* [STORED RECORDS]

##############################

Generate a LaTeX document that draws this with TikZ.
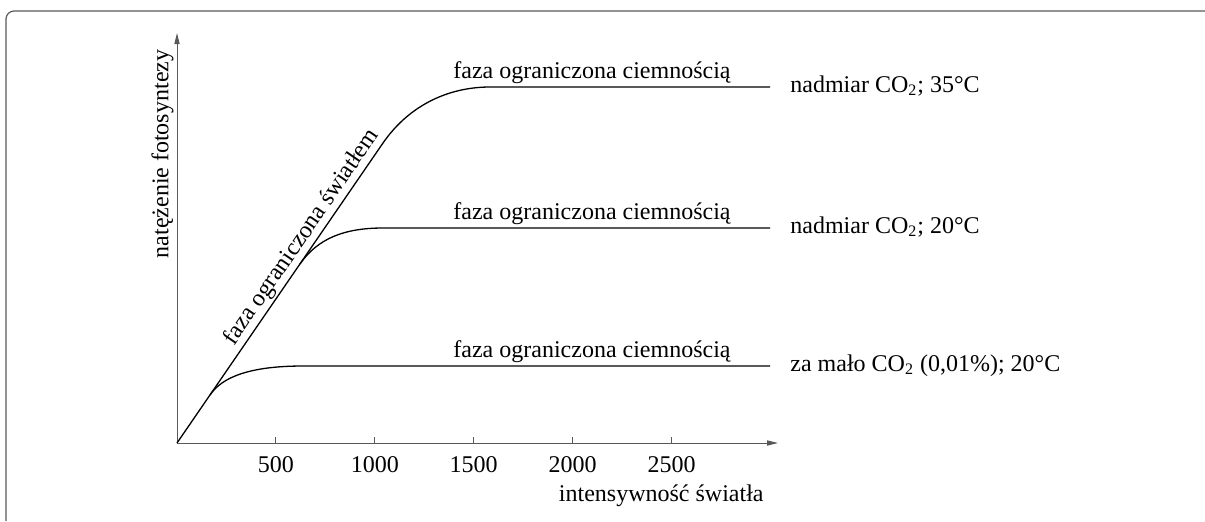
\documentclass[tikz,border=0pt]{standalone}
\usepackage{fontspec}
\setmainfont{Liberation Serif}
\usetikzlibrary{arrows.meta,calc}

\begin{document}
\begin{tikzpicture}[x=0.5pt,y=0.5pt,yscale=-1,xscale=1,
  font=\fontsize{12}{14}\selectfont,
  axis/.style={draw=black!65, line width=0.5pt},
  curve/.style={draw=black, line width=0.65pt},
  tip/.style={-{Triangle[length=5.5pt,width=2.6pt]}},
  phase/.style={anchor=base, inner sep=0pt},
  cond/.style={anchor=base west, inner sep=0pt}]
\useasboundingbox (0,0) rectangle (1205,521);

% Frame
\draw[draw=black!65, line width=0.6pt, rounded corners=4pt] (6,521) -- (6,11) -- (1205,11);

% Axes
\coordinate (O) at (177,443);
\coordinate (ytop) at (177,33);
\coordinate (xend) at (778,443);
\draw[axis, tip] (O) -- (ytop);
\draw[axis, tip] (O) -- (xend);
\foreach \v in {500,1000,1500,2000,2500}{
  \coordinate (t\v) at ({177+\v*0.1978},443);
  \draw[axis] (t\v) -- ++(0,-6);
  \node[anchor=base, inner sep=0pt] (n\v) at ({177+\v*0.1978},472) {\v};
}

% Text Node
\node[rotate=90, anchor=south, inner sep=0pt] (ylab) at (174,154) {natężenie fotosyntezy};
% Text Node
\node[anchor=base east, inner sep=0pt] (xlab) at (764,501) {intensywność światła};

% Curves
\coordinate (k1) at (383,143);
\coordinate (b2) at (300,264);
\coordinate (b3) at (210,395);
\coordinate (e1) at (770,87);
\coordinate (e2) at (770,228);
\coordinate (e3) at (770,366);
\draw[curve] (O) -- (k1) .. controls (410,104) and (450,87) .. (490,87) -- (e1);
\draw[curve] (b2) .. controls (318,238) and (345,228) .. (383,228) -- (e2);
\draw[curve] (b3) .. controls (222,377) and (250,366) .. (303,366) -- (e3);

% Text Node
\node[rotate=55.5, anchor=south, inner sep=1pt] (light) at ($(O)!0.66!(k1)$) {faza ograniczona światłem};

% Text Node
\node[phase] (d1) at (592,78) {faza ograniczona ciemnością};
% Text Node
\node[phase] (d2) at (592,219) {faza ograniczona ciemnością};
% Text Node
\node[phase] (d3) at (592,357) {faza ograniczona ciemnością};

% Text Node
\node[cond] (c1) at (790,92) {nadmiar CO\textsubscript{2}; 35°C};
% Text Node
\node[cond] (c2) at (790,233) {nadmiar CO\textsubscript{2}; 20°C};
% Text Node
\node[cond] (c3) at (790,371) {za mało CO\textsubscript{2} (0,01\%); 20°C};

\end{tikzpicture}
\end{document}
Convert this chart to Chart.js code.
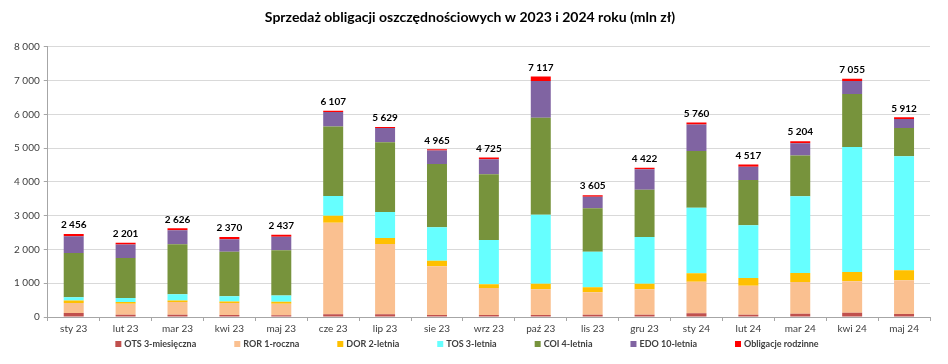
<!DOCTYPE html>
<html>
<head>
<meta charset="utf-8">
<script src="https://cdn.jsdelivr.net/npm/chart.js@4/dist/chart.umd.min.js"></script>
<style>
html, body { margin: 0; padding: 0; background: #fff; }
#wrap { width: 948px; height: 364px; }
</style>
</head>
<body>
<div id="wrap"><canvas id="salesChart" width="948" height="364"></canvas></div>
<script>
var months = ["sty 23","lut 23","mar 23","kwi 23","maj 23","cze 23","lip 23","sie 23","wrz 23","paź 23","lis 23","gru 23","sty 24","lut 24","mar 24","kwi 24","maj 24"];

var ots = [118, 69, 70, 60, 55, 80, 80, 60, 60, 60, 70, 70, 109, 70, 99, 128, 89];
var ror = [294, 323, 371, 352, 337, 2714, 2082, 1440, 799, 759, 660, 749, 937, 858, 938, 928, 997];
var dor = [78, 49, 49, 49, 59, 207, 178, 168, 108, 168, 149, 168, 247, 227, 266, 277, 296];
var tos = [98, 118, 186, 157, 186, 582, 770, 987, 1313, 2044, 1056, 1382, 1945, 1560, 2271, 3702, 3376];
var coi = [1304, 1186, 1481, 1313, 1343, 2054, 2063, 1876, 1945, 2872, 1283, 1402, 1678, 1342, 1204, 1569, 839];
var edo = [500, 402, 412, 373, 393, 434, 424, 395, 444, 1086, 346, 602, 780, 395, 365, 385, 267];
var rodzinne = [64, 54, 57, 66, 64, 36, 32, 39, 56, 128, 41, 49, 64, 65, 61, 66, 48];

var totals = [2456, 2201, 2626, 2370, 2437, 6107, 5629, 4965, 4725, 7117, 3605, 4422, 5760, 4517, 5204, 7055, 5912];

var yTicks = [0, 1000, 2000, 3000, 4000, 5000, 6000, 7000, 8000];

function fmt(n) {
	return String(n).replace(/\B(?=(\d{3})+(?!\d))/g, " ");
}

var font = "Lato";

// sum labels above every bar
var totalsPlugin = {
	id: "totals",
	afterDatasetsDraw: function(chart) {
		var ctx = chart.ctx;
		var last = chart.getDatasetMeta(chart.data.datasets.length - 1);
		ctx.save();
		ctx.font = "bold 10px " + font;
		ctx.fillStyle = "#000000";
		ctx.textAlign = "center";
		ctx.textBaseline = "bottom";
		for(var i = 0;i < totals.length;++i) {
			var bar = last.data[i];
			ctx.fillText(fmt(totals[i]), bar.x, bar.y - 4);
		}
		ctx.restore();
	}
};

// Excel-like legend: one compact row, wide gaps between items
var legendPlugin = {
	id: "rowLegend",
	afterDraw: function(chart) {
		var ctx = chart.ctx;
		var sets = chart.data.datasets;
		var box = 6, gapBox = 3, gapItem = 38;
		ctx.save();
		ctx.font = "bold 9px " + font;
		ctx.textBaseline = "middle";
		ctx.textAlign = "left";
		var widths = sets.map(function(d) { return box + gapBox + ctx.measureText(d.label).width; });
		var total = widths.reduce(function(a, b) { return a + b; }, 0) + gapItem * (sets.length - 1);
		var x = chart.width / 2 - total / 2 - 7;
		var y = chart.height - 20;
		for(var i = 0;i < sets.length;++i) {
			ctx.fillStyle = sets[i].backgroundColor;
			ctx.fillRect(x, y - box / 2, box, box);
			ctx.fillStyle = "#404040";
			ctx.fillText(sets[i].label, x + box + gapBox, y);
			x += widths[i] + gapItem;
		}
		ctx.restore();
	}
};

function ds(label, values, color) {
	return {
		label: label,
		data: values,
		backgroundColor: color,
		borderWidth: 0,
		barPercentage: 0.77,
		categoryPercentage: 0.5
	};
}

var data = {
	labels: months,
	datasets: [
		ds("OTS 3-miesięczna", ots, "#c0504d"),
		ds("ROR 1-roczna", ror, "#fac090"),
		ds("DOR 2-letnia", dor, "#ffc000"),
		ds("TOS 3-letnia", tos, "#66ffff"),
		ds("COI 4-letnia", coi, "#77933c"),
		ds("EDO 10-letnia", edo, "#8064a2"),
		ds("Obligacje rodzinne", rodzinne, "#ff0000")
	]
};

var config = {
	type: "bar",
	data: data,
	plugins: [totalsPlugin, legendPlugin],
	options: {
		responsive: false,
		devicePixelRatio: 1,
		animation: false,
		layout: {padding: {left: 10, right: 18, top: 0, bottom: 27}},
		plugins: {
			title: {
				display: true,
				text: "Sprzedaż obligacji oszczędnościowych w 2023 i 2024 roku (mln zł)",
				color: "#000000",
				font: {family: font, size: 14, weight: "bold"},
				padding: {top: 9, bottom: 21}
			},
			legend: {display: false},
			tooltip: {enabled: false}
		},
		scales: {
			x: {
				stacked: true,
				grid: {display: true, drawOnChartArea: false, drawTicks: true, tickLength: 4, offset: true, color: "#a6a6a6"},
				border: {color: "#a6a6a6"},
				ticks: {color: "#404040", font: {family: font, size: 10}, maxRotation: 0, padding: 2}
			},
			y: {
				stacked: true,
				min: 0,
				max: 8000,
				afterBuildTicks: function(axis) {
					axis.ticks = yTicks.map(function(v) { return {value: v}; });
				},
				grid: {color: "#d9d9d9", tickLength: 4, tickColor: "#a6a6a6"},
				border: {color: "#a6a6a6"},
				ticks: {
					color: "#404040",
					font: {family: font, size: 10},
					padding: 4,
					callback: function(v) { return fmt(v); }
				}
			}
		}
	}
};

const salesChart = new Chart(document.getElementById("salesChart"), config);
</script>
</body>
</html>
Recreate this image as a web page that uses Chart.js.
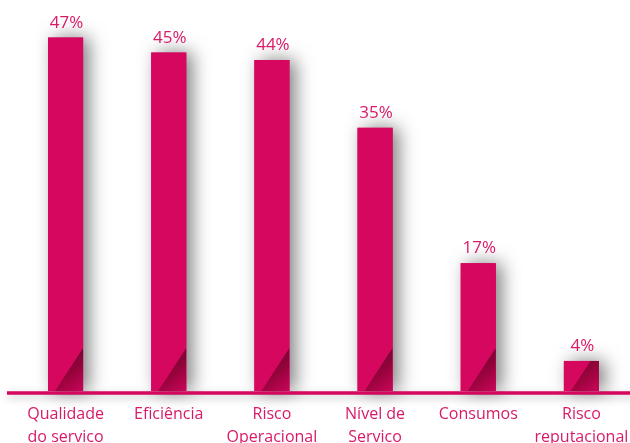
<!DOCTYPE html>
<html>
<head>
<meta charset="utf-8">
<script src="https://cdn.jsdelivr.net/npm/chart.js@4.4.1/dist/chart.umd.min.js"></script>
<style>
  html, body { margin: 0; padding: 0; background: #ffffff; overflow: hidden; }
  #wrap { width: 634px; height: 443px; }
</style>
</head>
<body>
<div id="wrap"><canvas id="c" width="634" height="443"></canvas></div>
<script>
const categories = [
  ["Qualidade", "do servico"],
  ["Eficiência"],
  ["Risco", "Operacional"],
  ["Nível de", "Servico"],
  ["Consumos"],
  ["Risco", "reputacional"]
];
const values = [47, 45, 44, 35, 17, 4];
const valueSuffix = "%";

const BAR = '#d5075f';
const TEXT = '#d81a68';

const shadowPlugin = {
  id: 'barShadow',
  beforeDatasetsDraw(chart) {
    const ctx = chart.ctx;
    ctx.save();
    // shadow under baseline
    const yb = chart.chartArea.bottom + 2;
    ctx.fillStyle = BAR;
    ctx.shadowColor = 'rgba(0,0,0,0.3)';
    ctx.shadowBlur = 8;
    ctx.shadowOffsetX = 0;
    ctx.shadowOffsetY = 3;
    ctx.fillRect(7, yb - 1.5, chart.width, 3);
    ctx.shadowColor = 'rgba(0,0,0,0.5)';
    ctx.shadowBlur = 18;
    ctx.shadowOffsetX = 6;
    ctx.shadowOffsetY = 0;
    chart.getDatasetMeta(0).data.forEach(el => {
      const w = el.width;
      ctx.fillRect(el.x - w / 2, el.y, w, el.base - el.y);
    });
    ctx.restore();
  },
  afterDatasetsDraw(chart) {
    const ctx = chart.ctx;
    const meta = chart.getDatasetMeta(0);
    meta.data.forEach((el, i) => {
      const w = el.width;
      const left = el.x - w / 2, right = el.x + w / 2;
      const top = el.y, base = el.base;
      // folded corner triangle
      ctx.save();
      ctx.beginPath();
      ctx.rect(left, top, w, base - top);
      ctx.clip();
      const x0 = left + 7, yTop = base - 43;
      const g = ctx.createLinearGradient(left + 12, base - 30, right, base);
      g.addColorStop(0, '#6e0530');
      g.addColorStop(0.45, '#98033c');
      g.addColorStop(1, '#c9065a');
      ctx.fillStyle = g;
      ctx.beginPath();
      ctx.moveTo(x0, base);
      ctx.lineTo(right, yTop);
      ctx.lineTo(right, base);
      ctx.closePath();
      ctx.fill();
      ctx.restore();
      // value label
      ctx.save();
      ctx.fillStyle = TEXT;
      ctx.font = '17px "Open Sans"';
      ctx.textAlign = 'center';
      ctx.textBaseline = 'alphabetic';
      ctx.fillText(values[i] + valueSuffix, el.x + 1, top - 10);
      ctx.restore();
    });
    // baseline
    const yb = chart.chartArea.bottom + 2;
    ctx.save();
    ctx.fillStyle = BAR;
    ctx.fillRect(7, yb - 1.5, chart.width, 3);
    ctx.restore();
  }
};

new Chart(document.getElementById('c'), {
  type: 'bar',
  data: {
    labels: categories,
    datasets: [{
      data: values,
      backgroundColor: BAR,
      borderWidth: 0,
      barPercentage: 0.34,
      categoryPercentage: 1.0
    }]
  },
  options: {
    responsive: false,
    animation: false,
    events: [],
    layout: { padding: { top: 15, left: 14, right: 1, bottom: 0 } },
    plugins: { legend: { display: false }, tooltip: { enabled: false } },
    scales: {
      x: {
        grid: { display: false, drawTicks: false },
        border: { display: false },
        ticks: {
          color: TEXT,
          font: { family: 'Open Sans', size: 16, lineHeight: 1.45 },
          padding: 12,
          maxRotation: 0,
          autoSkip: false
        },
        afterFit(scale) {
          scale.height = 52;
          scale.paddingLeft = 0;
          scale.paddingRight = 0;
        }
      },
      y: {
        display: false,
        min: 0,
        max: 50
      }
    }
  },
  plugins: [shadowPlugin]
});
</script>
</body>
</html>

##############################

* [EXERCISE] Reproduce the material above from its first line through the line containing "(6,11) -- (1205,11);", both ends included, and skip every picture.

* [TASK RESPONSE]
Generate a LaTeX document that draws this with TikZ.
\documentclass[tikz,border=0pt]{standalone}
\usepackage{fontspec}
\setmainfont{Liberation Serif}
\usetikzlibrary{arrows.meta,calc}

\begin{document}
\begin{tikzpicture}[x=0.5pt,y=0.5pt,yscale=-1,xscale=1,
  font=\fontsize{12}{14}\selectfont,
  axis/.style={draw=black!65, line width=0.5pt},
  curve/.style={draw=black, line width=0.65pt},
  tip/.style={-{Triangle[length=5.5pt,width=2.6pt]}},
  phase/.style={anchor=base, inner sep=0pt},
  cond/.style={anchor=base west, inner sep=0pt}]
\useasboundingbox (0,0) rectangle (1205,521);

% Frame
\draw[draw=black!65, line width=0.6pt, rounded corners=4pt] (6,521) -- (6,11) -- (1205,11);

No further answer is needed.